## BEGIN Given information
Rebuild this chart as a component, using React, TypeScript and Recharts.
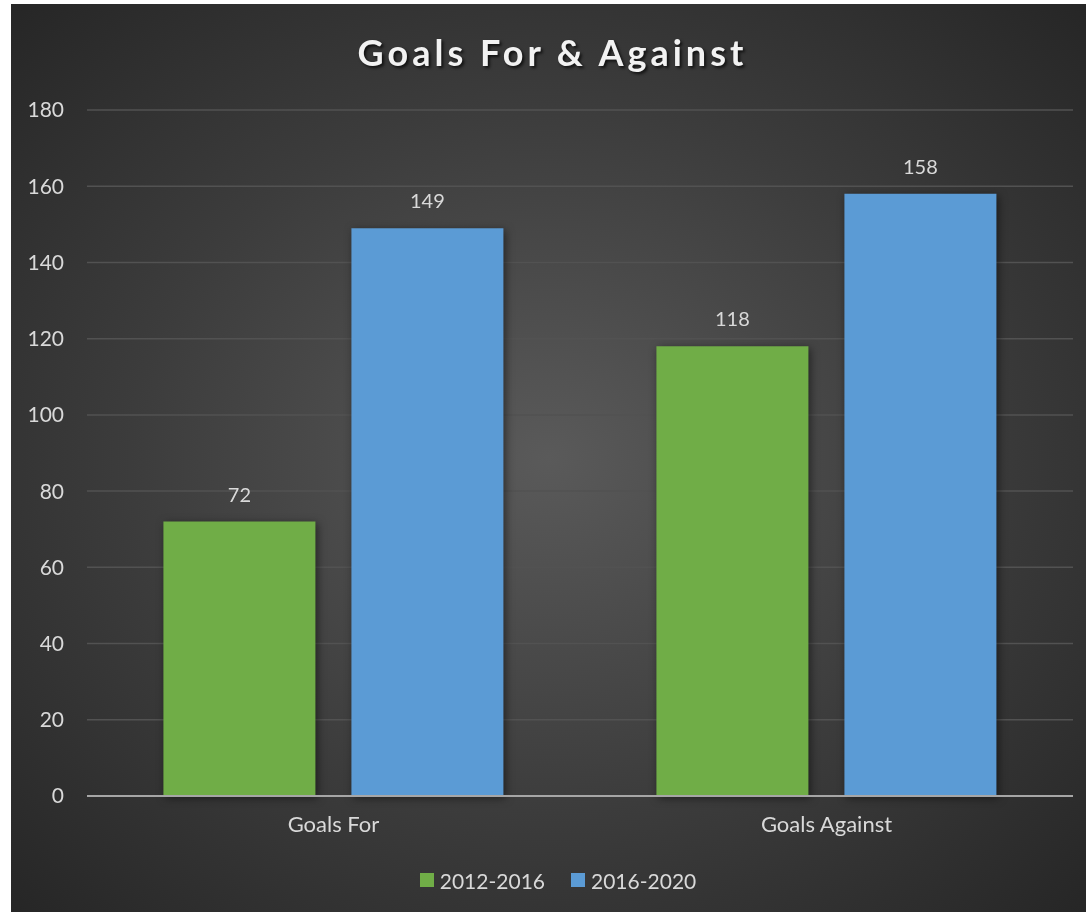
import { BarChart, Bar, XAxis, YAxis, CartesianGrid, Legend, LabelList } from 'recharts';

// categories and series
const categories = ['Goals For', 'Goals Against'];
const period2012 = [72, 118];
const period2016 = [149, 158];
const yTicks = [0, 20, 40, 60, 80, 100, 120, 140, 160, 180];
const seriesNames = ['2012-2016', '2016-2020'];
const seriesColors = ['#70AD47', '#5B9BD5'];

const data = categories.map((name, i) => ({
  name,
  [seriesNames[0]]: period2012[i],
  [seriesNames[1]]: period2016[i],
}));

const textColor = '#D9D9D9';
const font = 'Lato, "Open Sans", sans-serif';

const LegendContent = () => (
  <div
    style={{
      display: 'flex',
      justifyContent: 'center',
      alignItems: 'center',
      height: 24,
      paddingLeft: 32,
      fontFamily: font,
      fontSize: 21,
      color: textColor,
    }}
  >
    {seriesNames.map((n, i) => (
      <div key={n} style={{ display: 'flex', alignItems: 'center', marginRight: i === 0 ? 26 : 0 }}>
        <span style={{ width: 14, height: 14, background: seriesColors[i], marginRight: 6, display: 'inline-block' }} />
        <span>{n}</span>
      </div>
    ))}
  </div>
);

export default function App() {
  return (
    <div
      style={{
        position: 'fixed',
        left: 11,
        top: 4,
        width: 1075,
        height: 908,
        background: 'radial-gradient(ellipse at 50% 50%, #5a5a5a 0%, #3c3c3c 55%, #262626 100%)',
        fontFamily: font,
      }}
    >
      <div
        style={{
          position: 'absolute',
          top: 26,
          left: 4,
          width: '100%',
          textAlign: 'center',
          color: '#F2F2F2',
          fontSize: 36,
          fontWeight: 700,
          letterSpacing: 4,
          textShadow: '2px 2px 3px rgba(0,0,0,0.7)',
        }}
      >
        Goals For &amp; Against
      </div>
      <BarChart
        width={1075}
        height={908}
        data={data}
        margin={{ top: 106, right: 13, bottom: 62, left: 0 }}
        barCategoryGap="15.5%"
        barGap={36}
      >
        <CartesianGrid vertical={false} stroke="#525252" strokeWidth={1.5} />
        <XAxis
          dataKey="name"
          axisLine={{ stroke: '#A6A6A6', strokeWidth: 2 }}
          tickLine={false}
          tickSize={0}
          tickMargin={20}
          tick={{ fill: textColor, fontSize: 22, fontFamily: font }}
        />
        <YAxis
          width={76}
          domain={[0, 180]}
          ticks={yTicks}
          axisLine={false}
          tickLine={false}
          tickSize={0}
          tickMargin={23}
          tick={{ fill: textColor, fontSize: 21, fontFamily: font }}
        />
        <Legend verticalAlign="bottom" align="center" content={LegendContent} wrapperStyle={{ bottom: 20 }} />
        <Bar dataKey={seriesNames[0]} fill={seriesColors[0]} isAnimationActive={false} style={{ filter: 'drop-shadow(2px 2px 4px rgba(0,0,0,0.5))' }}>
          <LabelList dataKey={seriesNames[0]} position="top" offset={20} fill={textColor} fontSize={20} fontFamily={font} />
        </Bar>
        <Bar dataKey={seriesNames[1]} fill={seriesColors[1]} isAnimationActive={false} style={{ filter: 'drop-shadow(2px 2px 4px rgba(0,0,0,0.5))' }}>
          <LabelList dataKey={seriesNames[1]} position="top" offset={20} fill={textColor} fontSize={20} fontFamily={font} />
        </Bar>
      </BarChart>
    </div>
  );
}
## END Given information
## BEGIN Given information
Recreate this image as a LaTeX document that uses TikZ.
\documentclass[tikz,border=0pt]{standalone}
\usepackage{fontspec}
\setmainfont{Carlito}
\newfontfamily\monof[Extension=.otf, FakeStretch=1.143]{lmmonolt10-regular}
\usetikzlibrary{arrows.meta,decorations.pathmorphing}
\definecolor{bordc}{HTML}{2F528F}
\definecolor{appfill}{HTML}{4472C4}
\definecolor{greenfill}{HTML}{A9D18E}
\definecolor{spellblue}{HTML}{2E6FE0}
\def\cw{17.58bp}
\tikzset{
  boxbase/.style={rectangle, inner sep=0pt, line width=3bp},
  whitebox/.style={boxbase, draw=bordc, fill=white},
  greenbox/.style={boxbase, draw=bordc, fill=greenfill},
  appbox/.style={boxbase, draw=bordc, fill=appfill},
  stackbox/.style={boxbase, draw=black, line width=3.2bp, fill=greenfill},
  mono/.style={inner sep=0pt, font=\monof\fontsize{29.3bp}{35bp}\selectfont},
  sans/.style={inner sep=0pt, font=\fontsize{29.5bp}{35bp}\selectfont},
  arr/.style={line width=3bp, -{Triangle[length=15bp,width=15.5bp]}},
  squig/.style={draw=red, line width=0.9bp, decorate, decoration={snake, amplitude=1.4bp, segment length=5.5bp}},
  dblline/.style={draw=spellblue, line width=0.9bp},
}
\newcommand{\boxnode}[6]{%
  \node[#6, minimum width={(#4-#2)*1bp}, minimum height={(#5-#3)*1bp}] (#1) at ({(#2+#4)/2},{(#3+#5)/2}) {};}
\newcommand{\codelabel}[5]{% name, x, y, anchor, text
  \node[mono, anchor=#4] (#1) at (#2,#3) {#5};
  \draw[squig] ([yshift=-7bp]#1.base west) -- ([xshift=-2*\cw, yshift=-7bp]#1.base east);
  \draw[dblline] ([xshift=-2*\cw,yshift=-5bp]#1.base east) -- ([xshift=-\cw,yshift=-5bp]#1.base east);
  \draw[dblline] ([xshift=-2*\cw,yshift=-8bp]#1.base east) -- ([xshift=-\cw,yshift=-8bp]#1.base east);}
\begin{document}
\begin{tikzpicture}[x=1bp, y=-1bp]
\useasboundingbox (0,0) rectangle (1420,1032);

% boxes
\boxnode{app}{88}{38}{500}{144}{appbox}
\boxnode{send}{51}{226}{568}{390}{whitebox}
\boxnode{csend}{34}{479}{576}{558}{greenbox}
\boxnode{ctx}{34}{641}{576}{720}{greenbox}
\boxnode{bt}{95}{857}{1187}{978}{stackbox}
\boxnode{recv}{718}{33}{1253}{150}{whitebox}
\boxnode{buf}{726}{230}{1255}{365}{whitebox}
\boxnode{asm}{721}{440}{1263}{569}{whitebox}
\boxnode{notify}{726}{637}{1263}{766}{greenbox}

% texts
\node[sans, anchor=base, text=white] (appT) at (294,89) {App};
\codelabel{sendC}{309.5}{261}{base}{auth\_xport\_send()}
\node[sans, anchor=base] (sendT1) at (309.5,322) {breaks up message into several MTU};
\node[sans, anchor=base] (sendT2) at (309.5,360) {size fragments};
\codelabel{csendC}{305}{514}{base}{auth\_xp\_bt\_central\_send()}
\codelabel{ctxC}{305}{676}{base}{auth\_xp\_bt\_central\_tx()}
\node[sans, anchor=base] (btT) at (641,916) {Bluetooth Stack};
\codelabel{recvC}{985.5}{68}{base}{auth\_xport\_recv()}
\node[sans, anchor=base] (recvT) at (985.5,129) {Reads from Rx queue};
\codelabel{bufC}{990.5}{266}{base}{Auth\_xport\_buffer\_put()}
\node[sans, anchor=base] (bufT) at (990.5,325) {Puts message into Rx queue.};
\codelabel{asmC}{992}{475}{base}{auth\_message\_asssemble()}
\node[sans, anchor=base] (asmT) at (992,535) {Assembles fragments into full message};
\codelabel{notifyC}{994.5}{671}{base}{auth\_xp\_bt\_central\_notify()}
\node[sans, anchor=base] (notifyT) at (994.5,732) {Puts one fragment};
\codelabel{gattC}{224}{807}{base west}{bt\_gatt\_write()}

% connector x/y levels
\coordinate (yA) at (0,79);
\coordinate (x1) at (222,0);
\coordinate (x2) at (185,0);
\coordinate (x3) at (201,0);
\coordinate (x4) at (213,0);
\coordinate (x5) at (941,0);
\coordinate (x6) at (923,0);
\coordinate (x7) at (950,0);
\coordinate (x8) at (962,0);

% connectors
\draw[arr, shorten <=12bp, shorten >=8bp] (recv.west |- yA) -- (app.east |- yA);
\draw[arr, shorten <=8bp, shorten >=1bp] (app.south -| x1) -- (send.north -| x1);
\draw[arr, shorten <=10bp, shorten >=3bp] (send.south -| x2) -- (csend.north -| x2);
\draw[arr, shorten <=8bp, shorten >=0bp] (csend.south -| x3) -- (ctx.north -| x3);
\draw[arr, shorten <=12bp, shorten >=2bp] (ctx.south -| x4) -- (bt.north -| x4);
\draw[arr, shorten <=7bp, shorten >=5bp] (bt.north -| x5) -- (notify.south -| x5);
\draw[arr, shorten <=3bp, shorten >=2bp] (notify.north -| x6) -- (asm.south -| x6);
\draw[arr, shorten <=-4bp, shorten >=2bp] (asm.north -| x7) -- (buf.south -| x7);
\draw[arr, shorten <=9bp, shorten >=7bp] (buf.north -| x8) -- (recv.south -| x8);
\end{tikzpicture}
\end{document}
## END Given information
Challenge – What's needed is an exact copy of the records above from the line containing "Rebuild this chart" down to the line containing "CartesianGrid, Legend, LabelList", both included, without any pictures.

Written answer –
Rebuild this chart as a component, using React, TypeScript and Recharts.
import { BarChart, Bar, XAxis, YAxis, CartesianGrid, Legend, LabelList } from 'recharts';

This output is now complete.